### Exercise description
Show every line below where "matplotlib" can be found.

### Data
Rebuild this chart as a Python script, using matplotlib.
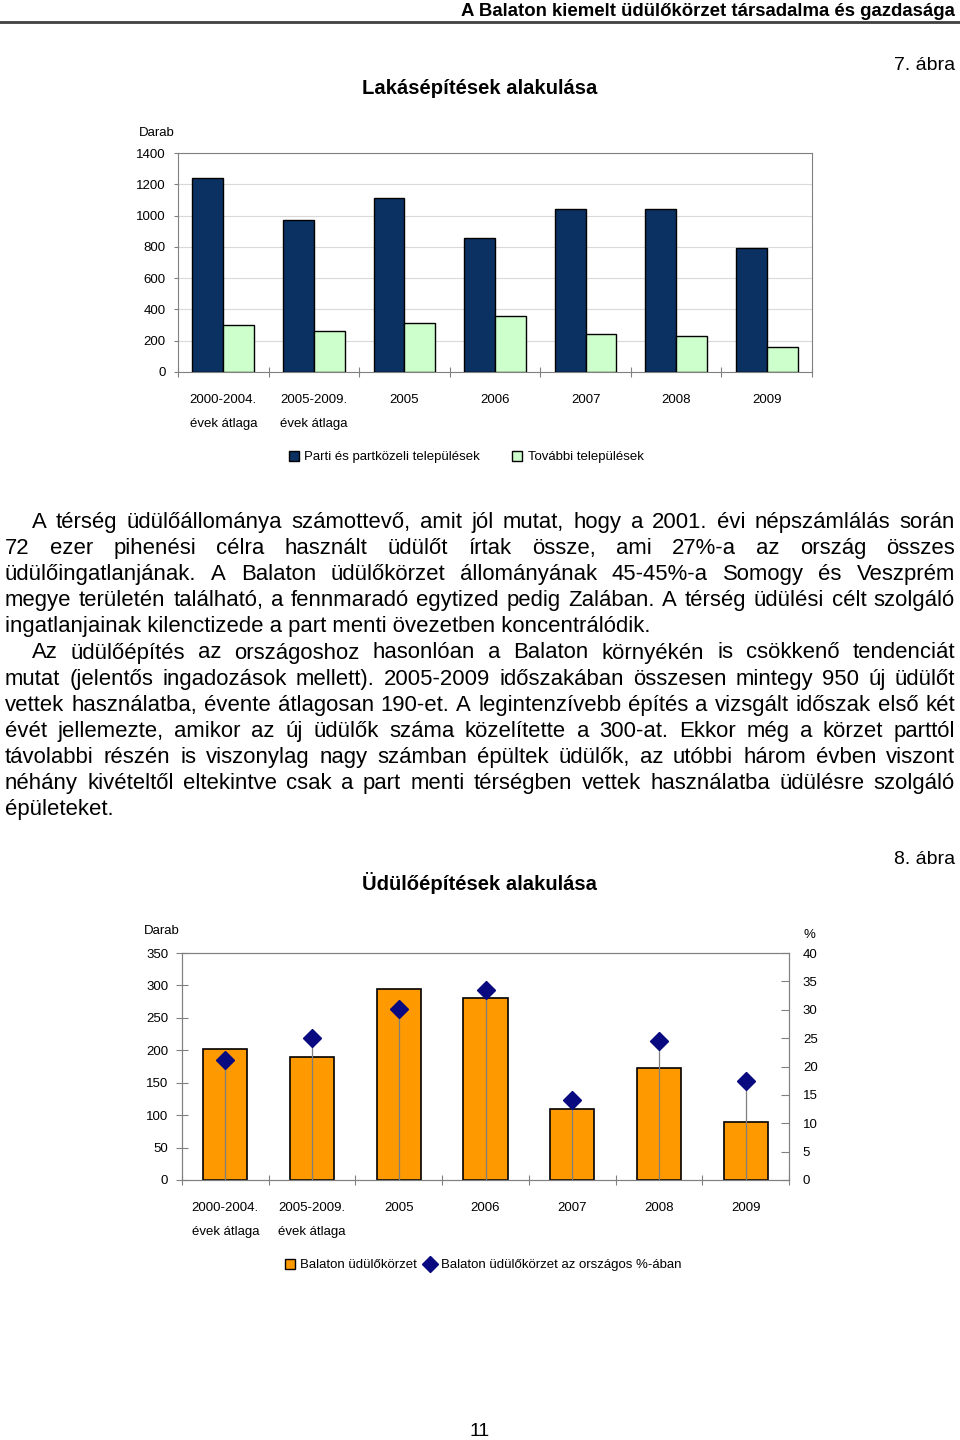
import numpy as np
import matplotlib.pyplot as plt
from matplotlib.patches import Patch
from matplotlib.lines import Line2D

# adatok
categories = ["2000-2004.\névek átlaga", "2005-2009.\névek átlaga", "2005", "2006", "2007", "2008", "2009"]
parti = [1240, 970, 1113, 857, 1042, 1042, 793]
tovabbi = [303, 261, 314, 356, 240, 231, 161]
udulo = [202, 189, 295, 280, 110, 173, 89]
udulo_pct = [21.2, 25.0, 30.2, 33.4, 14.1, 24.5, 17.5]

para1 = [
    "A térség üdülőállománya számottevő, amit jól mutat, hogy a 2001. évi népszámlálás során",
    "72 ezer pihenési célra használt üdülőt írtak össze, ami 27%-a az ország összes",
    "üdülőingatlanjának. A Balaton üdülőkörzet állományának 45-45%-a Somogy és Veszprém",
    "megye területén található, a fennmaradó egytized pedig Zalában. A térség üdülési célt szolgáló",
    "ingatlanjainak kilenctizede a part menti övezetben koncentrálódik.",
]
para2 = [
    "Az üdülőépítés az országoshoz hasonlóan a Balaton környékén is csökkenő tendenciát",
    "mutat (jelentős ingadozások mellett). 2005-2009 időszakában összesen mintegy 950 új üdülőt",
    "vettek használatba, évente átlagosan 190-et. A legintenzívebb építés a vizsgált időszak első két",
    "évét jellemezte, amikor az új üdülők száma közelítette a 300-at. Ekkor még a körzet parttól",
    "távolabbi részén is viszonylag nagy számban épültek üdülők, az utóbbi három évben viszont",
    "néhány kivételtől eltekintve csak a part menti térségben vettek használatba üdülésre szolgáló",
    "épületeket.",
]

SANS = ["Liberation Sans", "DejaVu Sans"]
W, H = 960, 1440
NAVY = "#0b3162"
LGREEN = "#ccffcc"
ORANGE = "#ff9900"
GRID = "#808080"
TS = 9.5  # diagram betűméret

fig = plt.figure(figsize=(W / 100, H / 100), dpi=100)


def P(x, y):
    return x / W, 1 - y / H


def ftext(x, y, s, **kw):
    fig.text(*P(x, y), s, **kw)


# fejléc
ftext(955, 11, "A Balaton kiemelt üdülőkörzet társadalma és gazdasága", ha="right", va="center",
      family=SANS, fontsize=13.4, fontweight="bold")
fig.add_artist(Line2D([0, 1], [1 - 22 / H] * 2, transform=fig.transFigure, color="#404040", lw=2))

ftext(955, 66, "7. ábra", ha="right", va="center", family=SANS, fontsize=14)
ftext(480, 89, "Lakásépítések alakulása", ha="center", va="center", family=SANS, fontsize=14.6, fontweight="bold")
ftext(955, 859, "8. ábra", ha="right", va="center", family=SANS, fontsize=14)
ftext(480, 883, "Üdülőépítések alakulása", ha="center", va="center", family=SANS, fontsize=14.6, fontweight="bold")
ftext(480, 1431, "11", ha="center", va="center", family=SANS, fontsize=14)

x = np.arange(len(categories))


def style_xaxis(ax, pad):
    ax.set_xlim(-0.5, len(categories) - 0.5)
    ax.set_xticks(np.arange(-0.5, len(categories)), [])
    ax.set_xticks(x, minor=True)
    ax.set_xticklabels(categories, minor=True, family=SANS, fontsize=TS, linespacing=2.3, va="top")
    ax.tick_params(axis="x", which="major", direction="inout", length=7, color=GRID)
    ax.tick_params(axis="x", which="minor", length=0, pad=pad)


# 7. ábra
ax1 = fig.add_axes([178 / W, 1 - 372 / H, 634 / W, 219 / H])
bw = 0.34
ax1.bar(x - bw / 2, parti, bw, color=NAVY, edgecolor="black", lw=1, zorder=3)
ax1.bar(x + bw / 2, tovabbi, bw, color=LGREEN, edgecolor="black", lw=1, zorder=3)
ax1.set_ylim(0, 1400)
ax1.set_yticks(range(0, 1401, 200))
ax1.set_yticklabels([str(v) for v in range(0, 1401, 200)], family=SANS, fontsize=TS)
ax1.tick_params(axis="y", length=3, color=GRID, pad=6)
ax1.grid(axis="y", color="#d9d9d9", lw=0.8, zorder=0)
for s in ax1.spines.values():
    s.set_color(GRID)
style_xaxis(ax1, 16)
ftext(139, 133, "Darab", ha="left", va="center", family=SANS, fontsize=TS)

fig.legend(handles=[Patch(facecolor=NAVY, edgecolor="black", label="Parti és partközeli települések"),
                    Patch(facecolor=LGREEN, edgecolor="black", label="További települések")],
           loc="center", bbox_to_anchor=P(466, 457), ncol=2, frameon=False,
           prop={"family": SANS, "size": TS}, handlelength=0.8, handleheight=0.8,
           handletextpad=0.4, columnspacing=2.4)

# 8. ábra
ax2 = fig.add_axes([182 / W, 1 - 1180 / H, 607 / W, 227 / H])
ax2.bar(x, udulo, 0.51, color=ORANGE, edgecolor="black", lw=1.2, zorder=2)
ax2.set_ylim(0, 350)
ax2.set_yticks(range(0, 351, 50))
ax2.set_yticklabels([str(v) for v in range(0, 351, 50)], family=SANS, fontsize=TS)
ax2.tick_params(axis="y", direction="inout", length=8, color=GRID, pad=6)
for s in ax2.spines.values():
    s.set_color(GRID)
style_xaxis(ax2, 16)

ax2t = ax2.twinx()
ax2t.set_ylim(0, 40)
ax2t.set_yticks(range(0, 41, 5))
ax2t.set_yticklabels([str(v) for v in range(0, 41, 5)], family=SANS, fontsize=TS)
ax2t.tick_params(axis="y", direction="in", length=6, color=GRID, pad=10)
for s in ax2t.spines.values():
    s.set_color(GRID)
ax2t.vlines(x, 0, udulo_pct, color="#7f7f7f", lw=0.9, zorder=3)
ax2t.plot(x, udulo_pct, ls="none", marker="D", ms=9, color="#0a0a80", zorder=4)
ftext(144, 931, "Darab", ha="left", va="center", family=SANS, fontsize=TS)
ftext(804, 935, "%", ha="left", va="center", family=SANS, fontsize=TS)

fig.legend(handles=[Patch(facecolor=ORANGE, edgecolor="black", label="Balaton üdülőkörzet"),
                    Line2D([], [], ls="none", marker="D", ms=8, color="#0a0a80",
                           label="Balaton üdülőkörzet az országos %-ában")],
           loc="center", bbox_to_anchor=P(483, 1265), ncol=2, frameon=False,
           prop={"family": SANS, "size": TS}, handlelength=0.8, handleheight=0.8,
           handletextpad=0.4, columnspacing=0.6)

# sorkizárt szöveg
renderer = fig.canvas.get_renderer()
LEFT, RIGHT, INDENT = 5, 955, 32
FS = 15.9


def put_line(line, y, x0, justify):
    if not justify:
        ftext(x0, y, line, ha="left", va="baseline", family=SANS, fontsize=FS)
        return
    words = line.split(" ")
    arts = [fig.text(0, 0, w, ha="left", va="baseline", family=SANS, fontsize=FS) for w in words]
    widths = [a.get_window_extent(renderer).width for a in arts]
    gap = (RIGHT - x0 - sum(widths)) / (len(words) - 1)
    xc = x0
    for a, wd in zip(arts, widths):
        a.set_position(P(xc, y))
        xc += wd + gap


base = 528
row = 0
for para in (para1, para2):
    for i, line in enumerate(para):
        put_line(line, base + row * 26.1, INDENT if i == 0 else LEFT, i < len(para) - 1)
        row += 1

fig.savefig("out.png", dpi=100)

### Answer to the problem
Rebuild this chart as a Python script, using matplotlib.
import matplotlib.pyplot as plt
from matplotlib.patches import Patch
from matplotlib.lines import Line2D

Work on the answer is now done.